_Requirements_. Write out the entire listing below exactly, with the pictures left out.

_Dataset excerpt_.
(begin)

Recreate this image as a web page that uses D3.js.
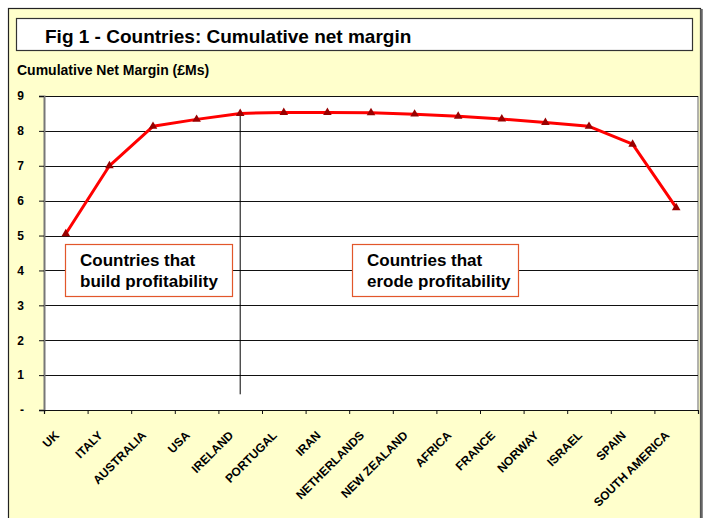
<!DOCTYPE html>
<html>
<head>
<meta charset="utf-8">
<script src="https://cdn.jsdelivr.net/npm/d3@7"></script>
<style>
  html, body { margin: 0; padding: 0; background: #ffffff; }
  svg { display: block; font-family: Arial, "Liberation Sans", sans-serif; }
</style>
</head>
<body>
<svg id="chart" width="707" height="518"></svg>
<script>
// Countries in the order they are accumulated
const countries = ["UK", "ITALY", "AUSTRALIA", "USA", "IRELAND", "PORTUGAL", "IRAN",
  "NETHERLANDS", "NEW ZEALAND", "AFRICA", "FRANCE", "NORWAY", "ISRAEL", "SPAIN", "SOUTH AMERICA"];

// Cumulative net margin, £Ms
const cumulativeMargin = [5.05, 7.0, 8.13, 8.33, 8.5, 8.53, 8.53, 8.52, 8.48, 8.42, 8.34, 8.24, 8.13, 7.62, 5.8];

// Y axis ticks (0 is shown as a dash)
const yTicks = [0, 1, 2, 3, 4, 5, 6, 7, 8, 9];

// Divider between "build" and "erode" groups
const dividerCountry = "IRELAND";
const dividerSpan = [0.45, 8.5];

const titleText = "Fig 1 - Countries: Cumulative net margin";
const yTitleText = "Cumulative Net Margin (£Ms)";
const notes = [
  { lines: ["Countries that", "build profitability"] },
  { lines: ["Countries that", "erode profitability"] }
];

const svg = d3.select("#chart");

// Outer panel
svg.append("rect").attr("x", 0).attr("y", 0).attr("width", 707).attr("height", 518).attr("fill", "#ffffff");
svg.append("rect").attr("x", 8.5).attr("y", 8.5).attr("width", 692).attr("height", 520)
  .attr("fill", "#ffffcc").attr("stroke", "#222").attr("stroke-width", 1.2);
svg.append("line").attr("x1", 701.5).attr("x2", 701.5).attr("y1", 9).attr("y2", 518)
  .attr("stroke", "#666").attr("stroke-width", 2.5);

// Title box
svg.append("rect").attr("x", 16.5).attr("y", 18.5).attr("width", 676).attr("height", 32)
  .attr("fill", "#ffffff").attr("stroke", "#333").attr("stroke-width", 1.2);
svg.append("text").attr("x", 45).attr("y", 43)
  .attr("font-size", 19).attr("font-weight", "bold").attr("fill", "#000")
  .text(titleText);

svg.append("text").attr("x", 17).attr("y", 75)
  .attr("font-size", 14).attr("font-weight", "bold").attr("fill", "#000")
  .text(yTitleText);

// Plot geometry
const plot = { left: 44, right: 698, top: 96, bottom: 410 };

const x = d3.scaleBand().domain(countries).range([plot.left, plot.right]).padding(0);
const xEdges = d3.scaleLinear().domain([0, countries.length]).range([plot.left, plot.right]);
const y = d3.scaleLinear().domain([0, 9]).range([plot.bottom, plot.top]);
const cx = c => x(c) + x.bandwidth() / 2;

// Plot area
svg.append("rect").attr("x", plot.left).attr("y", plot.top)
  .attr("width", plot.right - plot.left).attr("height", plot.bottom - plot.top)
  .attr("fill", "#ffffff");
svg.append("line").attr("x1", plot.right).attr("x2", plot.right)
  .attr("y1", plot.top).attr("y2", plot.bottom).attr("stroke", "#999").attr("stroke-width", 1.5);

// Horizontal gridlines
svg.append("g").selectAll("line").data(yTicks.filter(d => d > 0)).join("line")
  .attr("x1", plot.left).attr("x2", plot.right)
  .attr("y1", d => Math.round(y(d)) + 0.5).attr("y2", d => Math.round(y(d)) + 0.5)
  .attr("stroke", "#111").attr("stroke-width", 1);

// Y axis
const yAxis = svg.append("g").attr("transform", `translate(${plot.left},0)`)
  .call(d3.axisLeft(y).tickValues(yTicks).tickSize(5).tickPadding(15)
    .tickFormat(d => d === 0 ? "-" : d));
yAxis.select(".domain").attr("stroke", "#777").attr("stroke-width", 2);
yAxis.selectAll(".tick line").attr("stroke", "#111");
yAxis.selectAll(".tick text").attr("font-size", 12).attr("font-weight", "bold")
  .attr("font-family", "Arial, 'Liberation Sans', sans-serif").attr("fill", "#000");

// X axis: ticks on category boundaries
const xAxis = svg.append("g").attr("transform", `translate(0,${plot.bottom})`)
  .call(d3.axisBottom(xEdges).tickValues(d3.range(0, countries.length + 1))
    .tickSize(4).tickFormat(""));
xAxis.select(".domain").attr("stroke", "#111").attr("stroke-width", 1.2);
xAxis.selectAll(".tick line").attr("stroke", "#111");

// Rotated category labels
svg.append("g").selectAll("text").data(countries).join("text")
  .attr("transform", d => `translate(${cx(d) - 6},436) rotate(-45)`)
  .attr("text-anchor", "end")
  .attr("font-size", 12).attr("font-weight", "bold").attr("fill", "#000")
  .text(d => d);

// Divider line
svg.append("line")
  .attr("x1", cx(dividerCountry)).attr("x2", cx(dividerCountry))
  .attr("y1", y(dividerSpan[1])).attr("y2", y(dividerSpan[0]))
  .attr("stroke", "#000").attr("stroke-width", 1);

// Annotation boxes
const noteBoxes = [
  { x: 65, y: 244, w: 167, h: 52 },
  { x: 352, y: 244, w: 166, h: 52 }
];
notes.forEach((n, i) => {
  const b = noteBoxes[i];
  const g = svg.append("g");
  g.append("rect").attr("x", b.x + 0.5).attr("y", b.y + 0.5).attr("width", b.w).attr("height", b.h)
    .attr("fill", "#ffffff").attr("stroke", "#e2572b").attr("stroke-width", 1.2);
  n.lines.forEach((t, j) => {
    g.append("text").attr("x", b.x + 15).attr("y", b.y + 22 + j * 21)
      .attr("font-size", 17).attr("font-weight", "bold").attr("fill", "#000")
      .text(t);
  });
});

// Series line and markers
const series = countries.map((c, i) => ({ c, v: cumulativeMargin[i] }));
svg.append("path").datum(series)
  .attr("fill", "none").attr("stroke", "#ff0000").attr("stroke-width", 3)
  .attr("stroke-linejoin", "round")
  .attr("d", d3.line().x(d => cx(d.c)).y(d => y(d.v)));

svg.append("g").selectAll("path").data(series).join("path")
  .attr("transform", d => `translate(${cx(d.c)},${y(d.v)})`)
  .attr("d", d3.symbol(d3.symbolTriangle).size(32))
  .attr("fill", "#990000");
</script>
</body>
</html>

(end)

_Final answer_.
Recreate this image as a web page that uses D3.js.
<!DOCTYPE html>
<html>
<head>
<meta charset="utf-8">
<script src="https://cdn.jsdelivr.net/npm/d3@7"></script>
<style>
  html, body { margin: 0; padding: 0; background: #ffffff; }
  svg { display: block; font-family: Arial, "Liberation Sans", sans-serif; }
</style>
</head>
<body>
<svg id="chart" width="707" height="518"></svg>
<script>
// Countries in the order they are accumulated
const countries = ["UK", "ITALY", "AUSTRALIA", "USA", "IRELAND", "PORTUGAL", "IRAN",
  "NETHERLANDS", "NEW ZEALAND", "AFRICA", "FRANCE", "NORWAY", "ISRAEL", "SPAIN", "SOUTH AMERICA"];

// Cumulative net margin, £Ms
const cumulativeMargin = [5.05, 7.0, 8.13, 8.33, 8.5, 8.53, 8.53, 8.52, 8.48, 8.42, 8.34, 8.24, 8.13, 7.62, 5.8];

// Y axis ticks (0 is shown as a dash)
const yTicks = [0, 1, 2, 3, 4, 5, 6, 7, 8, 9];

// Divider between "build" and "erode" groups
const dividerCountry = "IRELAND";
const dividerSpan = [0.45, 8.5];

const titleText = "Fig 1 - Countries: Cumulative net margin";
const yTitleText = "Cumulative Net Margin (£Ms)";
const notes = [
  { lines: ["Countries that", "build profitability"] },
  { lines: ["Countries that", "erode profitability"] }
];

const svg = d3.select("#chart");

// Outer panel
svg.append("rect").attr("x", 0).attr("y", 0).attr("width", 707).attr("height", 518).attr("fill", "#ffffff");
svg.append("rect").attr("x", 8.5).attr("y", 8.5).attr("width", 692).attr("height", 520)
  .attr("fill", "#ffffcc").attr("stroke", "#222").attr("stroke-width", 1.2);
svg.append("line").attr("x1", 701.5).attr("x2", 701.5).attr("y1", 9).attr("y2", 518)
  .attr("stroke", "#666").attr("stroke-width", 2.5);

// Title box
svg.append("rect").attr("x", 16.5).attr("y", 18.5).attr("width", 676).attr("height", 32)
  .attr("fill", "#ffffff").attr("stroke", "#333").attr("stroke-width", 1.2);
svg.append("text").attr("x", 45).attr("y", 43)
  .attr("font-size", 19).attr("font-weight", "bold").attr("fill", "#000")
  .text(titleText);

svg.append("text").attr("x", 17).attr("y", 75)
  .attr("font-size", 14).attr("font-weight", "bold").attr("fill", "#000")
  .text(yTitleText);

// Plot geometry
const plot = { left: 44, right: 698, top: 96, bottom: 410 };

const x = d3.scaleBand().domain(countries).range([plot.left, plot.right]).padding(0);
const xEdges = d3.scaleLinear().domain([0, countries.length]).range([plot.left, plot.right]);
const y = d3.scaleLinear().domain([0, 9]).range([plot.bottom, plot.top]);
const cx = c => x(c) + x.bandwidth() / 2;

// Plot area
svg.append("rect").attr("x", plot.left).attr("y", plot.top)
  .attr("width", plot.right - plot.left).attr("height", plot.bottom - plot.top)
  .attr("fill", "#ffffff");
svg.append("line").attr("x1", plot.right).attr("x2", plot.right)
  .attr("y1", plot.top).attr("y2", plot.bottom).attr("stroke", "#999").attr("stroke-width", 1.5);

// Horizontal gridlines
svg.append("g").selectAll("line").data(yTicks.filter(d => d > 0)).join("line")
  .attr("x1", plot.left).attr("x2", plot.right)
  .attr("y1", d => Math.round(y(d)) + 0.5).attr("y2", d => Math.round(y(d)) + 0.5)
  .attr("stroke", "#111").attr("stroke-width", 1);

// Y axis
const yAxis = svg.append("g").attr("transform", `translate(${plot.left},0)`)
  .call(d3.axisLeft(y).tickValues(yTicks).tickSize(5).tickPadding(15)
    .tickFormat(d => d === 0 ? "-" : d));
yAxis.select(".domain").attr("stroke", "#777").attr("stroke-width", 2);
yAxis.selectAll(".tick line").attr("stroke", "#111");
yAxis.selectAll(".tick text").attr("font-size", 12).attr("font-weight", "bold")
  .attr("font-family", "Arial, 'Liberation Sans', sans-serif").attr("fill", "#000");

// X axis: ticks on category boundaries
const xAxis = svg.append("g").attr("transform", `translate(0,${plot.bottom})`)
  .call(d3.axisBottom(xEdges).tickValues(d3.range(0, countries.length + 1))
    .tickSize(4).tickFormat(""));
xAxis.select(".domain").attr("stroke", "#111").attr("stroke-width", 1.2);
xAxis.selectAll(".tick line").attr("stroke", "#111");

// Rotated category labels
svg.append("g").selectAll("text").data(countries).join("text")
  .attr("transform", d => `translate(${cx(d) - 6},436) rotate(-45)`)
  .attr("text-anchor", "end")
  .attr("font-size", 12).attr("font-weight", "bold").attr("fill", "#000")
  .text(d => d);

// Divider line
svg.append("line")
  .attr("x1", cx(dividerCountry)).attr("x2", cx(dividerCountry))
  .attr("y1", y(dividerSpan[1])).attr("y2", y(dividerSpan[0]))
  .attr("stroke", "#000").attr("stroke-width", 1);

// Annotation boxes
const noteBoxes = [
  { x: 65, y: 244, w: 167, h: 52 },
  { x: 352, y: 244, w: 166, h: 52 }
];
notes.forEach((n, i) => {
  const b = noteBoxes[i];
  const g = svg.append("g");
  g.append("rect").attr("x", b.x + 0.5).attr("y", b.y + 0.5).attr("width", b.w).attr("height", b.h)
    .attr("fill", "#ffffff").attr("stroke", "#e2572b").attr("stroke-width", 1.2);
  n.lines.forEach((t, j) => {
    g.append("text").attr("x", b.x + 15).attr("y", b.y + 22 + j * 21)
      .attr("font-size", 17).attr("font-weight", "bold").attr("fill", "#000")
      .text(t);
  });
});

// Series line and markers
const series = countries.map((c, i) => ({ c, v: cumulativeMargin[i] }));
svg.append("path").datum(series)
  .attr("fill", "none").attr("stroke", "#ff0000").attr("stroke-width", 3)
  .attr("stroke-linejoin", "round")
  .attr("d", d3.line().x(d => cx(d.c)).y(d => y(d.v)));

svg.append("g").selectAll("path").data(series).join("path")
  .attr("transform", d => `translate(${cx(d.c)},${y(d.v)})`)
  .attr("d", d3.symbol(d3.symbolTriangle).size(32))
  .attr("fill", "#990000");
</script>
</body>
</html>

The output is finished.